:: INSTRUCTIONS FOR THE TASK ::
Within the records that follow, restate exactly the lines from the line with "Write a web" down to the line with "const xLabels = ['06', '09', '12', '18/03', '06', '09'];", including both. Omit the pictures.

:: EXERCISE INPUT ::
———
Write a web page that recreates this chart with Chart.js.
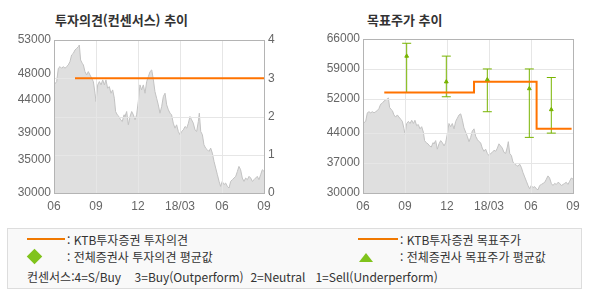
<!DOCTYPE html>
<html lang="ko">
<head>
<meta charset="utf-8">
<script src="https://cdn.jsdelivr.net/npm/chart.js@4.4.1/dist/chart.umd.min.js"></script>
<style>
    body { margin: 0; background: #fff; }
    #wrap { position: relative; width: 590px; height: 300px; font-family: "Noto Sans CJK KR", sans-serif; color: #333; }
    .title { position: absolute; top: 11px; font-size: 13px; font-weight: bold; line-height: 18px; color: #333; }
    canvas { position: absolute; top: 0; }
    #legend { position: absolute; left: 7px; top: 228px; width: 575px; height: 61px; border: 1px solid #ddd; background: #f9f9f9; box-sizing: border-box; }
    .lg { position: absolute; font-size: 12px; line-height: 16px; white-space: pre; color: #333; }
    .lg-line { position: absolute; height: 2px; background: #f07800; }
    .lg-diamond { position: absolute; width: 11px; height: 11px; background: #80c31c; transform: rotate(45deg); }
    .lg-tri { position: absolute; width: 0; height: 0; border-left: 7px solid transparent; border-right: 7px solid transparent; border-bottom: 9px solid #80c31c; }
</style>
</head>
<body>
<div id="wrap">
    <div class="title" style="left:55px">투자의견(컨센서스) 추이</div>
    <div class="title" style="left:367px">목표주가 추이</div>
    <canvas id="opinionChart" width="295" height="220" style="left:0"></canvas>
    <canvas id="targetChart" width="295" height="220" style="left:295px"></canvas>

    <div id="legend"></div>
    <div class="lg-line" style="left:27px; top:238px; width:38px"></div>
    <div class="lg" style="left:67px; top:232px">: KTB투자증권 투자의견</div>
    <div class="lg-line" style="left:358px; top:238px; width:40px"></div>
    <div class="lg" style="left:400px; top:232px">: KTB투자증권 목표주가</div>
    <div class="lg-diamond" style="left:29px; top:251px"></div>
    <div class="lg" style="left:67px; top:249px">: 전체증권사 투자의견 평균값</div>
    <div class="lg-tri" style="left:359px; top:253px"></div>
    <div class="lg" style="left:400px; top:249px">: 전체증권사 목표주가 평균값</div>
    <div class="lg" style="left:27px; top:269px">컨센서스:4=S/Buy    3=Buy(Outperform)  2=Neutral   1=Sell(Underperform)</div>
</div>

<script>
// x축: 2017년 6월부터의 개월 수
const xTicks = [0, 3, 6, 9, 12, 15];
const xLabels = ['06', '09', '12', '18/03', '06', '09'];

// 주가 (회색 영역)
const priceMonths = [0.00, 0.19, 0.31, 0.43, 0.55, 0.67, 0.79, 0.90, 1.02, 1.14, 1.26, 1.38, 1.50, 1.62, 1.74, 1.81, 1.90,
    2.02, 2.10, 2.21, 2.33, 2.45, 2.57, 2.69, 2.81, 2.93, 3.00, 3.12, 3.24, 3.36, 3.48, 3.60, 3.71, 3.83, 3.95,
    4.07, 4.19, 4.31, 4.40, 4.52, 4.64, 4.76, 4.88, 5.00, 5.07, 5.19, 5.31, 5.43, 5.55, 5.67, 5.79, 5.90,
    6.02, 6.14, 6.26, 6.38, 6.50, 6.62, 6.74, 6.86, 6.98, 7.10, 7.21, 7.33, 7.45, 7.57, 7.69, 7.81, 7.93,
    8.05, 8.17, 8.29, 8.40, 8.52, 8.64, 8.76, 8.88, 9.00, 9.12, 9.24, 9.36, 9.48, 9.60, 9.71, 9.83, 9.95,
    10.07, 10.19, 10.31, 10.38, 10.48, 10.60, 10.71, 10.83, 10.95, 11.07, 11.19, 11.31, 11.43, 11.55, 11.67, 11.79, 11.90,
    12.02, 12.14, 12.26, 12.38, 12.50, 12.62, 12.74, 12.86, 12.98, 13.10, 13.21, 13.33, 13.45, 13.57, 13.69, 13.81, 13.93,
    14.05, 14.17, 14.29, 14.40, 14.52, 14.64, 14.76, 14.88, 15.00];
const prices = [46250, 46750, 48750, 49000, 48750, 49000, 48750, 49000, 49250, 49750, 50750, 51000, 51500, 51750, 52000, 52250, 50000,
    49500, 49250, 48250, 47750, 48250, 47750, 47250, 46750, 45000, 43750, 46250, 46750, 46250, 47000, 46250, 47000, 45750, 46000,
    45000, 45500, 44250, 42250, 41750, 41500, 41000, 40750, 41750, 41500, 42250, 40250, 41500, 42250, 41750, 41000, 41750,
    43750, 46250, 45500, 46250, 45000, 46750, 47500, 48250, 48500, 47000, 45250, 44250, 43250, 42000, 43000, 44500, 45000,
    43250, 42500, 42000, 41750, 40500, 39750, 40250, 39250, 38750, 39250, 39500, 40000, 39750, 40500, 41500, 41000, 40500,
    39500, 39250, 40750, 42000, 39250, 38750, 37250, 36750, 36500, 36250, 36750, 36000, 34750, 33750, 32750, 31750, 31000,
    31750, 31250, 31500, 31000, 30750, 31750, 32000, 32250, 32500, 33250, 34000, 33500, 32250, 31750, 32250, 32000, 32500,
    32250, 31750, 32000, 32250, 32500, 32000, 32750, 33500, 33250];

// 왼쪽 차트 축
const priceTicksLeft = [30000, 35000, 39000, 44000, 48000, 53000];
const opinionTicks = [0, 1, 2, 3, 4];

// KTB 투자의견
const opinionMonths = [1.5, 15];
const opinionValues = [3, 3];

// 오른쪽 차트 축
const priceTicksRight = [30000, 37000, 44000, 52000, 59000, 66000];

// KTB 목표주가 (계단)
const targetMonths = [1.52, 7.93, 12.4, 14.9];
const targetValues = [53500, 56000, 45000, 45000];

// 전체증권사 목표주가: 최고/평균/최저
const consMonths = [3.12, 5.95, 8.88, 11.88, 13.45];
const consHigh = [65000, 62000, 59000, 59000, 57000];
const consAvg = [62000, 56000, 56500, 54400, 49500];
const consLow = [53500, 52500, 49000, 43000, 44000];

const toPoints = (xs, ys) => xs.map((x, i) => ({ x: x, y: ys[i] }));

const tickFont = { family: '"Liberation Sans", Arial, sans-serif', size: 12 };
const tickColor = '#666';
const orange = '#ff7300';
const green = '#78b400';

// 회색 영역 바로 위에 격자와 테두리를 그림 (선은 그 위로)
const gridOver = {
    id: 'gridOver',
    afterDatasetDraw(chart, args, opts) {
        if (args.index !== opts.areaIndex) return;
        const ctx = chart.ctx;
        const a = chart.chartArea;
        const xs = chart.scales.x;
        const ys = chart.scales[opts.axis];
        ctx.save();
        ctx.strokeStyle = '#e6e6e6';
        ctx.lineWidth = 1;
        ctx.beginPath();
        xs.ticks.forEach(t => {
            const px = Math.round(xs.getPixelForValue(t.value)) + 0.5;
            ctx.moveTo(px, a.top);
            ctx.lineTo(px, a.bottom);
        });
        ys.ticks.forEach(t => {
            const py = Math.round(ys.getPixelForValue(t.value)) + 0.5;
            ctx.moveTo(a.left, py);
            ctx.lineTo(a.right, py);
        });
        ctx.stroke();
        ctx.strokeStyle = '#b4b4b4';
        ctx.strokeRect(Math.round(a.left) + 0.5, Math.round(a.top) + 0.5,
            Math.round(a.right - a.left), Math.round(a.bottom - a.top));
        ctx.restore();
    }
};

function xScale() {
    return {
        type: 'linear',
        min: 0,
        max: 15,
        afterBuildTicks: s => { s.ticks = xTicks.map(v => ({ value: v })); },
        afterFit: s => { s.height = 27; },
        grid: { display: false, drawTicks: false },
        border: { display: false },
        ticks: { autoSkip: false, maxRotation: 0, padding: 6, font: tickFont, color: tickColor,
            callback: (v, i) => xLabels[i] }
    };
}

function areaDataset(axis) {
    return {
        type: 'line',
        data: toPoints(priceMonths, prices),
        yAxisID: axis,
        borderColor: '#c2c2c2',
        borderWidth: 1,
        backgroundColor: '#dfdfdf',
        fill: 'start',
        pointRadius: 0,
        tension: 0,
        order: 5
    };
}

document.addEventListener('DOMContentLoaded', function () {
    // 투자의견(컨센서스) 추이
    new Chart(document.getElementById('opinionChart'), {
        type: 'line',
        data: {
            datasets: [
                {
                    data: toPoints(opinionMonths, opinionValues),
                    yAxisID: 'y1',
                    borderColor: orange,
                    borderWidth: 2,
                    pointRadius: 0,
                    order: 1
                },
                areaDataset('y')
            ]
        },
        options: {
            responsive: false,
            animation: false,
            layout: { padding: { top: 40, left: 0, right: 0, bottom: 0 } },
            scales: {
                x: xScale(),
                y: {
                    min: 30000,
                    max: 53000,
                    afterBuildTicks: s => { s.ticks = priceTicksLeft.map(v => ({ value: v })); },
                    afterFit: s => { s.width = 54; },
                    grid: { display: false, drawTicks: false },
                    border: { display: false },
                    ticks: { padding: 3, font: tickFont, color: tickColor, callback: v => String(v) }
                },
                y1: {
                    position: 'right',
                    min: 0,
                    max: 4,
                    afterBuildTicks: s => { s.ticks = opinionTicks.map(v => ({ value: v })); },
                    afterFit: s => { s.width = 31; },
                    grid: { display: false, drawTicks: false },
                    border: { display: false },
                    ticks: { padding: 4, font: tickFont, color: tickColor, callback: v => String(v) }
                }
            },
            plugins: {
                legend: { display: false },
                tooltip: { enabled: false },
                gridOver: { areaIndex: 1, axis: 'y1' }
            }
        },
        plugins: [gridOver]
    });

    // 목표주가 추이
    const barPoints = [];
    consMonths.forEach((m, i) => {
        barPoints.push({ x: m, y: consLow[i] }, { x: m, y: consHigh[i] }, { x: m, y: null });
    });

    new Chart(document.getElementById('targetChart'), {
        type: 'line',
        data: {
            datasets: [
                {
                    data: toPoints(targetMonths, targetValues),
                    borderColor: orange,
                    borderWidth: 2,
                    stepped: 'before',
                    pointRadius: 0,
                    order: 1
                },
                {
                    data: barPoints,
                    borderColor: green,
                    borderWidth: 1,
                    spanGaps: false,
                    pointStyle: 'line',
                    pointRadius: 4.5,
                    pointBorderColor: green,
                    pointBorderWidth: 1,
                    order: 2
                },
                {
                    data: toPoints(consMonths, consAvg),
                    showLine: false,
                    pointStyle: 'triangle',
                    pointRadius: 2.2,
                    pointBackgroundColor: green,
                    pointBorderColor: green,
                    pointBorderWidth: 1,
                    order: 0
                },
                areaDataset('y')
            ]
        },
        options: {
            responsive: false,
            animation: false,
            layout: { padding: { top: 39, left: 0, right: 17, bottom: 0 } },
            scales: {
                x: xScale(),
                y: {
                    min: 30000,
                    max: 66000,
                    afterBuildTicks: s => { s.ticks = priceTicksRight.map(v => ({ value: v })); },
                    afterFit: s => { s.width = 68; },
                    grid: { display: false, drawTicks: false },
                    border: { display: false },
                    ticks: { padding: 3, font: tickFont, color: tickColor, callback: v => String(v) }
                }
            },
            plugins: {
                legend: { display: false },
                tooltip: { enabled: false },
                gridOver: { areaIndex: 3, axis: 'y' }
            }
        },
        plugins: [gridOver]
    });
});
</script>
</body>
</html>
———
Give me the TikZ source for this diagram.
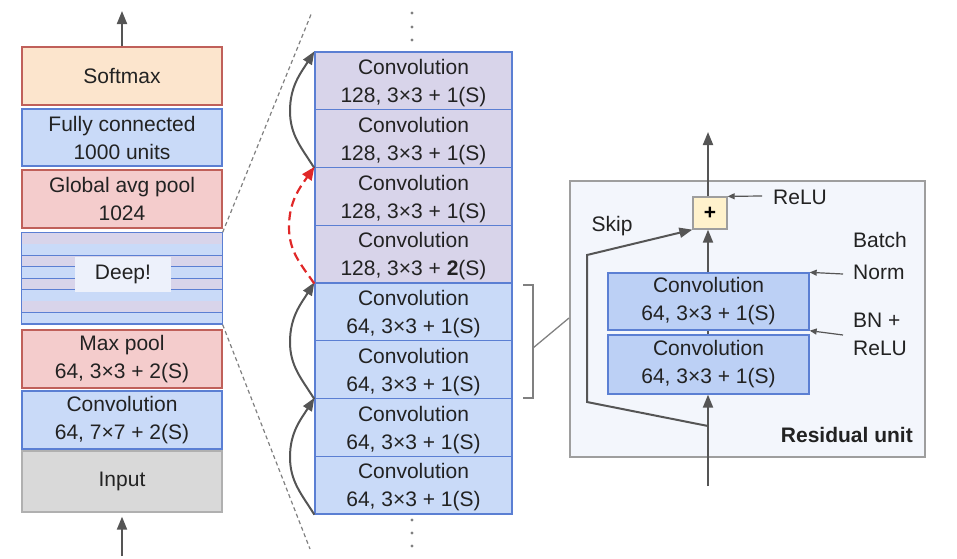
———
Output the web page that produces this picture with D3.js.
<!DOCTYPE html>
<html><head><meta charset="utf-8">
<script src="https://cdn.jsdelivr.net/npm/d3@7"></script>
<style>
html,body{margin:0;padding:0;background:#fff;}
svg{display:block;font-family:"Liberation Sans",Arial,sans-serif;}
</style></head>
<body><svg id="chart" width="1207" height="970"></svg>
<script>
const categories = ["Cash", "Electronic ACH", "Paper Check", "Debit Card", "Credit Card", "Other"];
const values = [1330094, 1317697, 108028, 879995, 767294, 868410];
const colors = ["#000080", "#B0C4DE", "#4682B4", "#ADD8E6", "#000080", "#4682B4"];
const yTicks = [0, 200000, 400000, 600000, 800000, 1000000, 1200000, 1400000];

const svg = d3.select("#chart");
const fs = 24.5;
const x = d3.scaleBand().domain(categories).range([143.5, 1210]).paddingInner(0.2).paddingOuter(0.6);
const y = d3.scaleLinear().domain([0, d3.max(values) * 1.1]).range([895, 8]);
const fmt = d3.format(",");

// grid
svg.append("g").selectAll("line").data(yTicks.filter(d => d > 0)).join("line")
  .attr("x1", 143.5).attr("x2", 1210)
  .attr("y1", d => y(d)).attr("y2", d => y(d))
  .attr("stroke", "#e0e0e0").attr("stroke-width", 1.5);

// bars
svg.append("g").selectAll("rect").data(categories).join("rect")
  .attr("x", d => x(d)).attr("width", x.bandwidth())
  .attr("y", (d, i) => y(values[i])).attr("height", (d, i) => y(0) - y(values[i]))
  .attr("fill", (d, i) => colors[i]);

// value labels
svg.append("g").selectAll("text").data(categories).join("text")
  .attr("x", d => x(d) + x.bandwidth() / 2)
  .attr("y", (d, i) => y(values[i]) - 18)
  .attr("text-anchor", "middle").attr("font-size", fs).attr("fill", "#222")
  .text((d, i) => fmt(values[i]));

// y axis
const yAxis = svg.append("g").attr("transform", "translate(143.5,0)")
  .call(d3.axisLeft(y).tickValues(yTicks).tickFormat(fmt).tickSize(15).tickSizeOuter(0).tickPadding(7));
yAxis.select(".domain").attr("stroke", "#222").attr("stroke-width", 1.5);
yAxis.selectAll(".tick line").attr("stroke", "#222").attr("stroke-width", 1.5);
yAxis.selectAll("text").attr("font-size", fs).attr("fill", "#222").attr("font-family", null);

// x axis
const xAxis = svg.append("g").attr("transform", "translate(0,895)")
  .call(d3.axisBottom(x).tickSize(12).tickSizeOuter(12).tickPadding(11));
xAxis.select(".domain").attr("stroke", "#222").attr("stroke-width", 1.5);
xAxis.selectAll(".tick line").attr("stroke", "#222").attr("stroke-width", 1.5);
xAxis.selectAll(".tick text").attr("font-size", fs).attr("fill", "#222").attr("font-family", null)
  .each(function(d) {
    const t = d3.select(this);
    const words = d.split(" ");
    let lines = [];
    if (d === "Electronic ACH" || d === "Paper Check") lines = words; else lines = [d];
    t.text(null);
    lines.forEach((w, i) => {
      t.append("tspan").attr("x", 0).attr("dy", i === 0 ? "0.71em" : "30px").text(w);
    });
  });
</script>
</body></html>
———
:: FINISHED ANSWER ::
Write a web page that recreates this chart with Chart.js.
<!DOCTYPE html>
<html lang="ko">
<head>
<meta charset="utf-8">
<script src="https://cdn.jsdelivr.net/npm/chart.js@4.4.1/dist/chart.umd.min.js"></script>
<style>
    body { margin: 0; background: #fff; }
    #wrap { position: relative; width: 590px; height: 300px; font-family: "Noto Sans CJK KR", sans-serif; color: #333; }
    .title { position: absolute; top: 11px; font-size: 13px; font-weight: bold; line-height: 18px; color: #333; }
    canvas { position: absolute; top: 0; }
    #legend { position: absolute; left: 7px; top: 228px; width: 575px; height: 61px; border: 1px solid #ddd; background: #f9f9f9; box-sizing: border-box; }
    .lg { position: absolute; font-size: 12px; line-height: 16px; white-space: pre; color: #333; }
    .lg-line { position: absolute; height: 2px; background: #f07800; }
    .lg-diamond { position: absolute; width: 11px; height: 11px; background: #80c31c; transform: rotate(45deg); }
    .lg-tri { position: absolute; width: 0; height: 0; border-left: 7px solid transparent; border-right: 7px solid transparent; border-bottom: 9px solid #80c31c; }
</style>
</head>
<body>
<div id="wrap">
    <div class="title" style="left:55px">투자의견(컨센서스) 추이</div>
    <div class="title" style="left:367px">목표주가 추이</div>
    <canvas id="opinionChart" width="295" height="220" style="left:0"></canvas>
    <canvas id="targetChart" width="295" height="220" style="left:295px"></canvas>

    <div id="legend"></div>
    <div class="lg-line" style="left:27px; top:238px; width:38px"></div>
    <div class="lg" style="left:67px; top:232px">: KTB투자증권 투자의견</div>
    <div class="lg-line" style="left:358px; top:238px; width:40px"></div>
    <div class="lg" style="left:400px; top:232px">: KTB투자증권 목표주가</div>
    <div class="lg-diamond" style="left:29px; top:251px"></div>
    <div class="lg" style="left:67px; top:249px">: 전체증권사 투자의견 평균값</div>
    <div class="lg-tri" style="left:359px; top:253px"></div>
    <div class="lg" style="left:400px; top:249px">: 전체증권사 목표주가 평균값</div>
    <div class="lg" style="left:27px; top:269px">컨센서스:4=S/Buy    3=Buy(Outperform)  2=Neutral   1=Sell(Underperform)</div>
</div>

<script>
// x축: 2017년 6월부터의 개월 수
const xTicks = [0, 3, 6, 9, 12, 15];
const xLabels = ['06', '09', '12', '18/03', '06', '09'];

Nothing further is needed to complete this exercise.